On July 20, 2015, Eddie Raymond Tipton, MUSL's director of information security, was found guilty of two counts of fraud for rigging a Hot Lotto drawing in December 2010, and then fraudulently attempting to claim the prize anonymously. Prosecutors believed that Tipton had used his privileged access to the secured room housing the Hot Lotto computer for servicing, in order to install a rootkit that rigged the $16.5 million drawing held on December 29, 2010. He then purchased a ticket containing the rigged numbers from a convenience store in Des Moines, even though as a MUSL employee he was prohibited from taking part in any lottery game. Nearly a year later, the "winning" ticket of the draw was routed through several accomplices, including a Belize-based investment trust that was said to represent its owner, in an attempt to claim it anonymously, but the prize claims were rejected per Iowa Lottery policy forbidding anonymous claims.

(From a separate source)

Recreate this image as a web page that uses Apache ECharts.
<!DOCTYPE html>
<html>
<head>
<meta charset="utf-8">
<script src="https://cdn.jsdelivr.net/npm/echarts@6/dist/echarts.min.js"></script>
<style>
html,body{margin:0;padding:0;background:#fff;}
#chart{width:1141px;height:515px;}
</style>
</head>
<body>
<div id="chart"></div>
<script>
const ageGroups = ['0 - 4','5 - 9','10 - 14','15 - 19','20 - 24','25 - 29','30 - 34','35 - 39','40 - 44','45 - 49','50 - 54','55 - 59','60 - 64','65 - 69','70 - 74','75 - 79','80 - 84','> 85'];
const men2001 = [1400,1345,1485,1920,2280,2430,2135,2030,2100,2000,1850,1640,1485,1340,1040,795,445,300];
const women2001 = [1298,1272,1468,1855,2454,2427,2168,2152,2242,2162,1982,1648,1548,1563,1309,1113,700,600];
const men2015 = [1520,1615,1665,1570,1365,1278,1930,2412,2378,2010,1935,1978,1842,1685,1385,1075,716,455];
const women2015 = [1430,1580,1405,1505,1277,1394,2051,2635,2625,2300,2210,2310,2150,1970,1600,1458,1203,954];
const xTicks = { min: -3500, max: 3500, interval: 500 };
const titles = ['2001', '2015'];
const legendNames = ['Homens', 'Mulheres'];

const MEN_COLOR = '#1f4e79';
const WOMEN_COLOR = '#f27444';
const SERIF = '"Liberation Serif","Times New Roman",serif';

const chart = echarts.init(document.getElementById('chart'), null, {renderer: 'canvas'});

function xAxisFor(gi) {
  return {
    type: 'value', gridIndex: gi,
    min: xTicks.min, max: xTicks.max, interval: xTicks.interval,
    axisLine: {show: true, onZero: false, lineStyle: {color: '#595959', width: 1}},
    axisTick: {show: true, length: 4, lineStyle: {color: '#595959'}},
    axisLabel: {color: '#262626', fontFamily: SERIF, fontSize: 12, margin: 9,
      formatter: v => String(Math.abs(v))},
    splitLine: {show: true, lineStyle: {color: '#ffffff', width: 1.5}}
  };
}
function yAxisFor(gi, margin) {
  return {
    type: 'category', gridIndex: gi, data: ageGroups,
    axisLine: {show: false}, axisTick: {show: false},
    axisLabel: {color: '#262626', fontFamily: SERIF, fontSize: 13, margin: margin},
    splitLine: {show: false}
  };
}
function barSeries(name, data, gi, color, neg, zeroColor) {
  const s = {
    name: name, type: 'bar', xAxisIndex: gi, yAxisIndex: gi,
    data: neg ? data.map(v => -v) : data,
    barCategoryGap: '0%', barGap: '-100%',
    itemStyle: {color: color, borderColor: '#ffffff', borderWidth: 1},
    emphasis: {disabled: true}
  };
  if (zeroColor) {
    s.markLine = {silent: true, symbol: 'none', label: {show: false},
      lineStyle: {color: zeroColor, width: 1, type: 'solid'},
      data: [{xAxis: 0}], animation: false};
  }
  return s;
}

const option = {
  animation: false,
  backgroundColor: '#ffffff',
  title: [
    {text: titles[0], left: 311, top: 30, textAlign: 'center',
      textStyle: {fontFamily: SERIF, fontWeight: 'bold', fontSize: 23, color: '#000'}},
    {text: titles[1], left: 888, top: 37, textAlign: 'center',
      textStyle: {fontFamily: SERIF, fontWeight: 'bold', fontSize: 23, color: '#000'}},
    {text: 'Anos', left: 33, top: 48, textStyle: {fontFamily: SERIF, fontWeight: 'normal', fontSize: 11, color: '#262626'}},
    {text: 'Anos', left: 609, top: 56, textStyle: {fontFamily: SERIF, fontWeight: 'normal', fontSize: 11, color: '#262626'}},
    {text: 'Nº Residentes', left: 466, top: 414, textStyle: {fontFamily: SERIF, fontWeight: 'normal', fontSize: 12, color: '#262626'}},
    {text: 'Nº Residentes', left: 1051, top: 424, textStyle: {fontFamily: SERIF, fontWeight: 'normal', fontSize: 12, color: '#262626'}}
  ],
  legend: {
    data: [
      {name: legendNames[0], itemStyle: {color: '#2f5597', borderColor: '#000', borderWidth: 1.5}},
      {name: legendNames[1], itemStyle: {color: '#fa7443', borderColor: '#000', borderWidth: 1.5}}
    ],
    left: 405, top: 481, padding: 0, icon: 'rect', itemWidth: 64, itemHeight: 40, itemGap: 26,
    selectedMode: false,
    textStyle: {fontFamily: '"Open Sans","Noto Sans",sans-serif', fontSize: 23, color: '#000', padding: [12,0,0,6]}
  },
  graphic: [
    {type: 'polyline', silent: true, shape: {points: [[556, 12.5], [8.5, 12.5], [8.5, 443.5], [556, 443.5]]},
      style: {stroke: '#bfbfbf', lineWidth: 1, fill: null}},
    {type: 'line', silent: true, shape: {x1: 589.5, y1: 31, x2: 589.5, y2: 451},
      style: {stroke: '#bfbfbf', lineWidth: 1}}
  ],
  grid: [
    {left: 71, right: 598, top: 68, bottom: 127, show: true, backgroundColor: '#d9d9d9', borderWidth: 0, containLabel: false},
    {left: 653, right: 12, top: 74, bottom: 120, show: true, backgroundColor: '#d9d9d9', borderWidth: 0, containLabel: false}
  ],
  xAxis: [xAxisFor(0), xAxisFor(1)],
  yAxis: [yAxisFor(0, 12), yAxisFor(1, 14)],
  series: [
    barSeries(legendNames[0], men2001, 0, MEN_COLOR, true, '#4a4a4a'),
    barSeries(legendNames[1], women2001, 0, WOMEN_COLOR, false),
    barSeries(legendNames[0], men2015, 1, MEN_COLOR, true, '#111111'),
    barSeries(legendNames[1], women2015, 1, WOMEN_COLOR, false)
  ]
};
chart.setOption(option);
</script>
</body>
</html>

By means of a person from Quebec City identified as the trust's president, the trust was found to be connected to two people from Sugar Land, Texas, including Robert Rhodes, with whom Tipton has professional relations and had contact with and was in Des Moines during the period that Tipton had purchased the ticket. Rhodes would also be arrested in Texas on two counts of fraud. Allegations that Tipton had rigged the drawing were presented during Tipton's trial in April 2015. Tipton has since been accused of rigging other lottery draws.

On January 28, 2018, GSN aired an original documentary special Cover Story: the Notorious Lottery Heist which covered the scandal.